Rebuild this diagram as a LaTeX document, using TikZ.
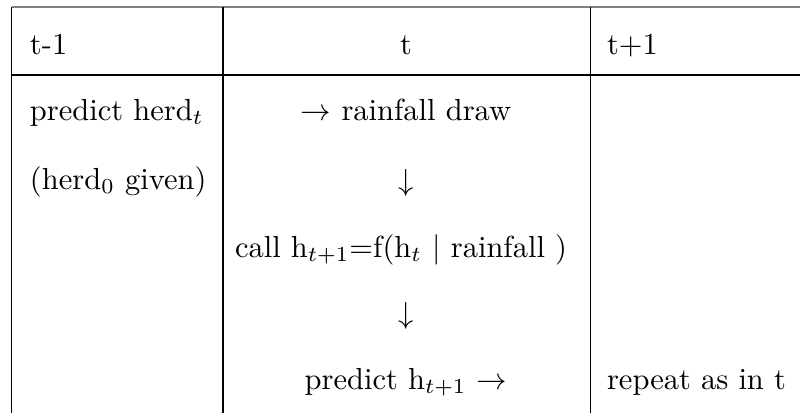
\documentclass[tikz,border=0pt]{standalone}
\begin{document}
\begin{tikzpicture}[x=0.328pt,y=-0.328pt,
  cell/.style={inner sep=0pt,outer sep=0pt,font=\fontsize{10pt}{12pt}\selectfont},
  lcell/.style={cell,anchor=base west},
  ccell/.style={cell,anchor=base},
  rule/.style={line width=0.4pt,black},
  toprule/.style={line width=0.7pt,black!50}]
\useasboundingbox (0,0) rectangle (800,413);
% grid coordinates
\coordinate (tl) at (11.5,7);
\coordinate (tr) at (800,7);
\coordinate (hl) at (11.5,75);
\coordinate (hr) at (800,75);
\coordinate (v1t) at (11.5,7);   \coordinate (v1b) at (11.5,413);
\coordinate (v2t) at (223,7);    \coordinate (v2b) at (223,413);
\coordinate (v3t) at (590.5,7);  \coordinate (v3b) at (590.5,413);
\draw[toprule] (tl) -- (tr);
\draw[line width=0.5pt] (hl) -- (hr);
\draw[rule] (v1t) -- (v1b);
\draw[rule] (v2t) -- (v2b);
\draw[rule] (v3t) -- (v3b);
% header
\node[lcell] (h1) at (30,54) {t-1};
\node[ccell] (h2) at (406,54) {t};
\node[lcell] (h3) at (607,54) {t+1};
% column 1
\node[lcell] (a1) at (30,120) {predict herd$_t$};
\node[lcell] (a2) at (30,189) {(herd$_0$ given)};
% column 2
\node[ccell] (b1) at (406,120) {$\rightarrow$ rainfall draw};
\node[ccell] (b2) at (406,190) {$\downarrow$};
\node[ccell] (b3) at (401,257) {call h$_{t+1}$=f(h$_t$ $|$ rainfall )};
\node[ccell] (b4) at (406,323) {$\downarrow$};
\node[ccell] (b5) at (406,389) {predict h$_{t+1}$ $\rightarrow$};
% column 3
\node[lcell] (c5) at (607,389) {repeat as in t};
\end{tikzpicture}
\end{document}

---*---

Direction |
Write out the data precisely as given, excluding the pictures.

Answer below |
Rebuild this diagram as a LaTeX document, using TikZ.
\documentclass[tikz,border=0pt]{standalone}
\begin{document}
\begin{tikzpicture}[x=0.328pt,y=-0.328pt,
  cell/.style={inner sep=0pt,outer sep=0pt,font=\fontsize{10pt}{12pt}\selectfont},
  lcell/.style={cell,anchor=base west},
  ccell/.style={cell,anchor=base},
  rule/.style={line width=0.4pt,black},
  toprule/.style={line width=0.7pt,black!50}]
\useasboundingbox (0,0) rectangle (800,413);
% grid coordinates
\coordinate (tl) at (11.5,7);
\coordinate (tr) at (800,7);
\coordinate (hl) at (11.5,75);
\coordinate (hr) at (800,75);
\coordinate (v1t) at (11.5,7);   \coordinate (v1b) at (11.5,413);
\coordinate (v2t) at (223,7);    \coordinate (v2b) at (223,413);
\coordinate (v3t) at (590.5,7);  \coordinate (v3b) at (590.5,413);
\draw[toprule] (tl) -- (tr);
\draw[line width=0.5pt] (hl) -- (hr);
\draw[rule] (v1t) -- (v1b);
\draw[rule] (v2t) -- (v2b);
\draw[rule] (v3t) -- (v3b);
% header
\node[lcell] (h1) at (30,54) {t-1};
\node[ccell] (h2) at (406,54) {t};
\node[lcell] (h3) at (607,54) {t+1};
% column 1
\node[lcell] (a1) at (30,120) {predict herd$_t$};
\node[lcell] (a2) at (30,189) {(herd$_0$ given)};
% column 2
\node[ccell] (b1) at (406,120) {$\rightarrow$ rainfall draw};
\node[ccell] (b2) at (406,190) {$\downarrow$};
\node[ccell] (b3) at (401,257) {call h$_{t+1}$=f(h$_t$ $|$ rainfall )};
\node[ccell] (b4) at (406,323) {$\downarrow$};
\node[ccell] (b5) at (406,389) {predict h$_{t+1}$ $\rightarrow$};
% column 3
\node[lcell] (c5) at (607,389) {repeat as in t};
\end{tikzpicture}
\end{document}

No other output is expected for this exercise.